Fun route. Yeah, going to the top of Lucifer's Ledge makes it quite a few good pitches.

Edit(s):

Where was the broken bolt on SS? Now that Clint mentions it I vaguely remember something like a broken bolt. Or at least I think I do.

I did Green Dragon maybe 10(?) years ago and the first couple of bolts on P2 were gone. Didn't look like rock fall damage because they were broken slightly below flush to the rock. Any idea about what transpired with those bolts? I found it rather odd, almost had a chop aura to it.
Clint Cummins

Trad climber
SF Bay area, CA
Feb 14, 2018 - 11:46pm PT
Darrell,

I found the details on the replacement in your older thread:
http://www.supertopo.com/climbers-forum/1837834/Lucifers-Shoes-Apron
Timeline:
 summer 2007: Roger and I fixed ropes down from Lucifer's Ledge. Then Roger replaced all the bolts he could find on reachable routes. (We also pulled many added bolts from Angel's Approach p1).
 after summer 2007: Kelly Rich led up Sailin' Shoes, psyched for the replacement. But he found that the second to last bolt on pitch 3 was missing.

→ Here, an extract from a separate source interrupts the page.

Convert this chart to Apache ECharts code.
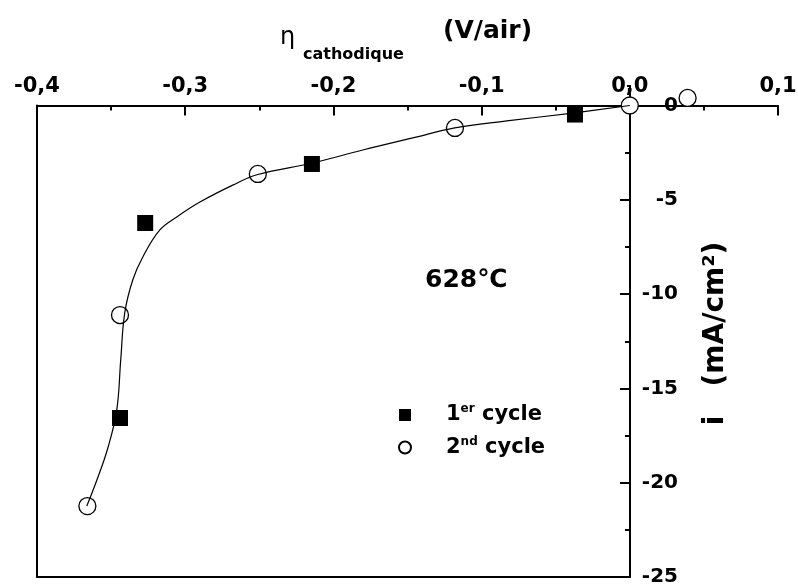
<!DOCTYPE html>
<html>
<head>
<meta charset="utf-8">
<script src="https://cdn.jsdelivr.net/npm/echarts@6/dist/echarts.min.js"></script>
<style>html,body{margin:0;padding:0;background:#fff}#c{width:798px;height:588px}</style>
</head>
<body>
<div id="c"></div>
<script>
// ---- data ----
const cycle1X = [-0.037, -0.2145, -0.327, -0.344];
const cycle1Y = [-0.48, -3.10, -6.23, -16.57];
const cycle2X = [0.039, 0, -0.118, -0.251, -0.344, -0.366];
const cycle2Y = [0.40, 0, -1.19, -3.63, -11.11, -21.24];
// fitted curve, points
const fitX = [0, -0.0385, -0.083, -0.1181, -0.1464, -0.1802, -0.2139, -0.251, -0.2679, -0.2901, -0.3057, -0.3171, -0.3286, -0.3354, -0.3408, -0.3435, -0.3462, -0.3522, -0.3596, -0.3664];
const fitY = [0, -0.40, -0.82, -1.19, -1.72, -2.36, -3.05, -3.66, -4.22, -5.12, -5.91, -6.60, -8.03, -9.25, -11.00, -13.49, -16.15, -18.16, -19.86, -21.24];
const xTicks = [-0.4, -0.3, -0.2, -0.1, 0, 0.1];
const xTickLabels = ['-0,4', '-0,3', '-0,2', '-0,1', '0,0', '0,1'];
const yTicks = [-25, -20, -15, -10, -5, 0];
const yTickLabels = ['-25', '-20', '-15', '-10', '-5', '0'];
const seriesNames = ['1er cycle', '2nd cycle'];
const legendRich = ['{a|1}{s|er}{n| cycle}', '{a|2}{s|nd}{n| cycle}'];

const FF = '"DejaVu Sans", "Liberation Sans", sans-serif';
const zip = (xs, ys) => xs.map((x, i) => [x, ys[i]]);
const lbl = (ticks, labels) => v => {
  const i = ticks.findIndex(t => Math.abs(t - v) < 1e-9);
  return i >= 0 ? labels[i] : '';
};
const yLbl = lbl(yTicks, yTickLabels);

const chart = echarts.init(document.getElementById('c'), null, {renderer: 'canvas'});
chart.setOption({
  animation: false,
  backgroundColor: '#fff',
  title: [
    {text: 'η', left: 280, top: 26, padding: 0, textStyle: {fontFamily: FF, fontSize: 24, fontWeight: 'normal', color: '#000'}},
    {text: 'cathodique', left: 303, top: 47, padding: 0, textStyle: {fontFamily: FF, fontSize: 16, fontWeight: 'bold', color: '#000'}},
    {text: '(V/air)', left: 443, top: 19, padding: 0, textStyle: {fontFamily: FF, fontSize: 25, fontWeight: 'bold', color: '#000'}},
    {text: '628℃', left: 425, top: 268, padding: 0, textStyle: {fontFamily: FF, fontSize: 25, fontWeight: 'bold', color: '#000'}}
  ],
  legend: {
    data: seriesNames,
    orient: 'vertical',
    left: 398, top: 403,
    padding: 0,
    itemGap: 10,
    itemWidth: 12, itemHeight: 12,
    formatter: name => legendRich[seriesNames.indexOf(name)],
    textStyle: {
      color: '#000',
      rich: {
        a: {fontFamily: FF, fontSize: 21, fontWeight: 'bold', color: '#000', lineHeight: 24, padding: [0, 0, 0, 30]},
        s: {fontFamily: FF, fontSize: 12, fontWeight: 'bold', color: '#000', verticalAlign: 'top', lineHeight: 12},
        n: {fontFamily: FF, fontSize: 21, fontWeight: 'bold', color: '#000', lineHeight: 24}
      }
    }
  },
  grid: [
    {left: 37, right: 20, top: 105.5, bottom: 11, containLabel: false, outerBoundsMode: 'none'},
    {left: 37, right: 168, top: 105.5, bottom: 11, containLabel: false, outerBoundsMode: 'none'}
  ],
  xAxis: [
    {
      gridIndex: 0, type: 'value', min: -0.4, max: 0.1, interval: 0.1, position: 'top',
      axisLine: {show: true, onZero: false, lineStyle: {color: '#000', width: 2}},
      axisTick: {show: true, inside: true, length: 10, lineStyle: {color: '#000', width: 2}},
      minorTick: {show: true, splitNumber: 2, length: 5, lineStyle: {color: '#000', width: 2}},
      axisLabel: {margin: 8, formatter: lbl(xTicks, xTickLabels), fontFamily: FF, fontSize: 21, fontWeight: 'bold', color: '#000'},
      splitLine: {show: false}
    },
    {
      gridIndex: 1, type: 'value', min: -0.4, max: 0, position: 'bottom',
      axisLine: {show: true, onZero: false, lineStyle: {color: '#000', width: 2}},
      axisTick: {show: false}, axisLabel: {show: false}, splitLine: {show: false}
    }
  ],
  yAxis: [
    {
      gridIndex: 0, type: 'value', min: -25, max: 0, show: false
    },
    {
      gridIndex: 1, type: 'value', min: -25, max: 0, position: 'left',
      axisLine: {show: true, onZero: false, lineStyle: {color: '#000', width: 2}},
      axisTick: {show: false}, axisLabel: {show: false}, splitLine: {show: false}
    },
    {
      gridIndex: 1, type: 'value', min: -25, max: 0, interval: 5, position: 'right',
      axisLine: {show: true, onZero: false, lineStyle: {color: '#000', width: 2}},
      axisTick: {show: true, inside: true, length: 10, lineStyle: {color: '#000', width: 2}},
      minorTick: {show: true, splitNumber: 2, length: 5, lineStyle: {color: '#000', width: 2}},
      axisLabel: {
        margin: 8,
        formatter: v => '{r|' + yLbl(v) + '}',
        rich: {r: {width: 40, align: 'right', fontFamily: FF, fontSize: 20, fontWeight: 'bold', color: '#000'}}
      },
      splitLine: {show: false}
    }
  ],
  graphic: [
    {type: 'polyline', shape: {points: [[627, 86], [630, 86], [630, 105]]}, style: {stroke: '#000', lineWidth: 2, fill: null}, z: 1},
    {type: 'text', x: 716, y: 333.5, rotation: Math.PI / 2,
     style: {text: 'i   (mA/cm²)', font: 'bold 28px "DejaVu Sans"', fill: '#000', textAlign: 'center', textVerticalAlign: 'middle'}}
  ],
  series: [
    {
      name: seriesNames[0], type: 'scatter', xAxisIndex: 0, yAxisIndex: 0, clip: false,
      symbol: 'rect', symbolSize: 16, itemStyle: {color: '#000', opacity: 1}, z: 3,
      data: zip(cycle1X, cycle1Y)
    },
    {
      name: seriesNames[1], type: 'scatter', xAxisIndex: 0, yAxisIndex: 0, clip: false,
      symbol: 'circle', symbolSize: 17, itemStyle: {color: '#fff', borderColor: '#000', borderWidth: 1.3, opacity: 1}, z: 3,
      data: zip(cycle2X, cycle2Y)
    },
    {
      name: 'fit', type: 'line', xAxisIndex: 0, yAxisIndex: 0, clip: false,
      smooth: 0.4, showSymbol: false, symbol: 'none', silent: true, z: 4,
      lineStyle: {color: '#000', width: 1.2},
      data: zip(fitX, fitY)
    }
  ]
});
</script>
</body>
</html>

Fortunately he just did the moves anyway and finished the pitch.
 July 2012: Howie, James and I fixed ropes down from Lucifer's Ledge.
Roger then replaced all the bolts on Lucifer's Shoes except the first one.
 August 2012: I replaced the first bolt on Lucifer's Shoes, and the missing/broken bolt on Sailin' Shoes p3.

Jim Beyer has done some relatively recent FAs at the Apron, including one (Edge of Token) that is to the right of Sailin' Shoes and also reaches the start of Lucifer's Shoes.
He also did a very hard route that is right of Green Dragon and Scimitar.
His routes are on mountainproject; here is the hardest one:
https://www.mountainproject.com/route/112200272/endless-war
henny

Social climber
The Past
Feb 15, 2018 - 07:31am PT
Thanks Clint.

I forgot you mentioned something in the previous thread and got a little lazy in not looking it up myself to check.

You are an amazing keeper/source of information.